In principle, the wardens are in agreement that you should be able to do more work away from St Andrew the Great. However we believe that God has called you to serve him as our main bible teacher and leader of our congregation and that this should continue to be your principal area of service. We feel that this is vital, not only for the lay congregation, but also for our paid staff and those who are considering full-time Christian work. We would still expect to see you present and active, either preaching or leading at the majority of the services. (Email from John Anstead to Mark Ashton, 6 June 2007)

After initial disappointment, I realised just how affirming such a reply was. The team of four churchwardens was absolutely clear that I was doing what God intended me to do, and I could not be more profitably engaged in the service of the kingdom anywhere else. So I withdrew my request.

That affirmed for me the value of focus in the local church - that the cost of doing the most important things of all as best we can will always entail neglecting other good and worthy things. We need to learn to distinguish what really matters from what matters but matters less.'' (p32)

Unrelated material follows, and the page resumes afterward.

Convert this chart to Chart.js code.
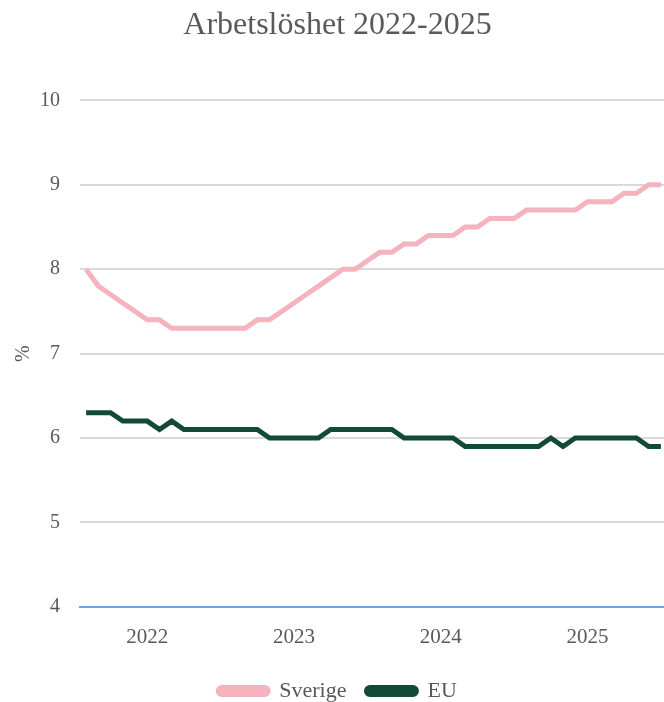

It's hard to know who to be most impressed with. Mark Ashton for being willing to submit to his leaders and not just announce de facto that he was having a wider ministry and then when his request was refused to suck it up and realise the wisdom of his team or the Church Wardens who give both high level advice but also how that works out in detail. That last sentence of the email particularly leaves Mark Ashton in no doubt what his role should continue to be 'We would still expect to see you present and active, either preaching or leading at the majority of services.'

I've said it many times but we all need people who can get in our face and say no. The longer a man is in a pastorate the harder that is going to be. The need for us all to realise we are accountable men, to God and to others is absolutely vital. We must keep our best men in the local church, preaching, teaching, leading sessions, being tied to one local body of believers. There's no work like the work of the Church.